I, personally, did not like the grass. It messed up my spring jigger poling and it messed up my duck hunting. Not to mention that night I ran into a mat of it out of Spiers Landing and almost never got out.

It is either that or the catfish. There are so many large catfish there. They must be eating something. I’m afraid that they have already eaten all the white bass and are now working on the crappie and striped bass population.

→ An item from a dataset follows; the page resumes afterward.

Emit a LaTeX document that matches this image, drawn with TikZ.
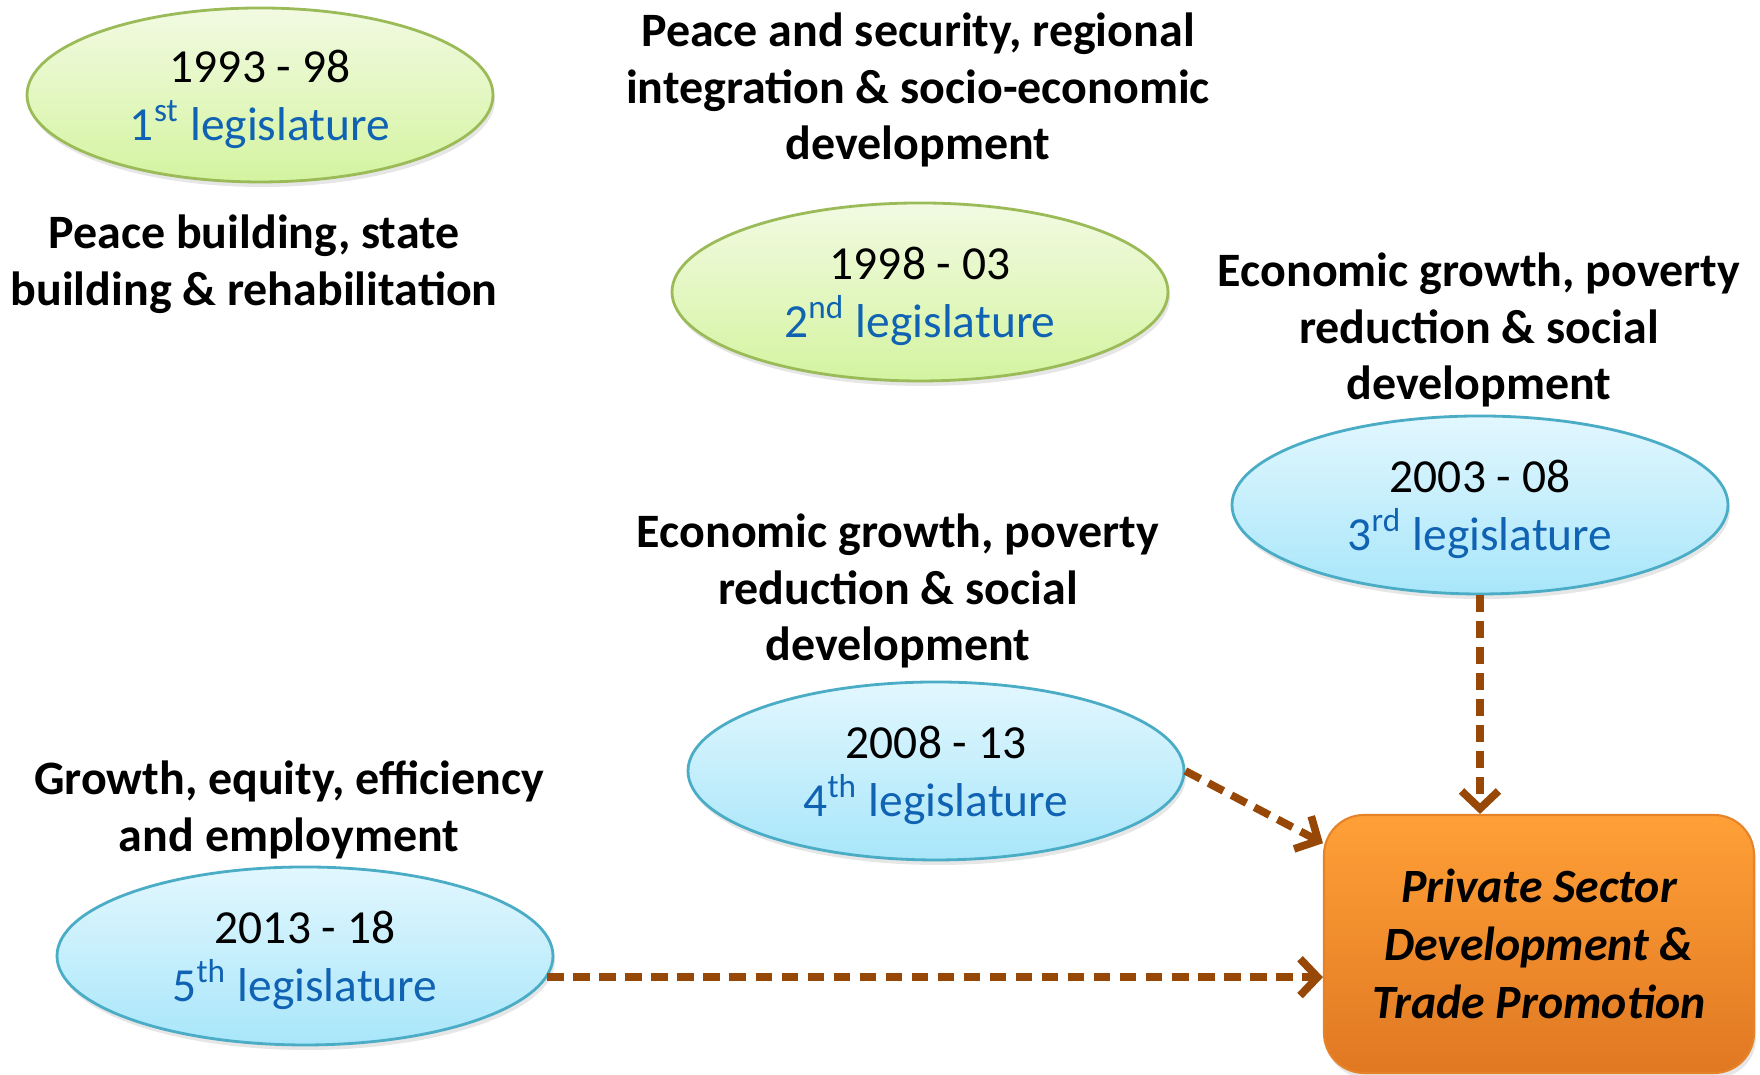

Maybe the fish population grew, and fishing got better with the grass because the little fish had somewhere to hide from the big catfish. Now that the grass is gone, the catfish are eating all the others. Now that sounds like a likely possibility.

TheHawg

I think that’s it. The little fingerlings dont have a prayer, or a good place to hide. We ought to have a big catfish tourn and see how many catfish we can catch and eat. I’m sure the chemicals used to kill grass cant be good for the environment either. I can remember 15 tears ago going to betty’s landing (near S&S camp) and slaying the bream. I was fishing in the middle of the grass, in the sandy pockets where they were bedding. Whew, lots of bream. We caught them till we had a good mess, then left them for the next trip. My question is are the bream still there like they used to be. My gut feeling says no. I hope I’m wrong, but catfish love to eat bream, as well as Large mouth.

I don’t know if santee is the same but murray has a growing population of gar, jackfish and mudfish. I usually catch a few jackfish when bass fishing. With all of the predator fish in the lake I don’t see how any small fish could survive very long!

kloudking1

Ditto, I noticed the same thing. I heard it’s worse closer to the Dam. Less grass, maybe.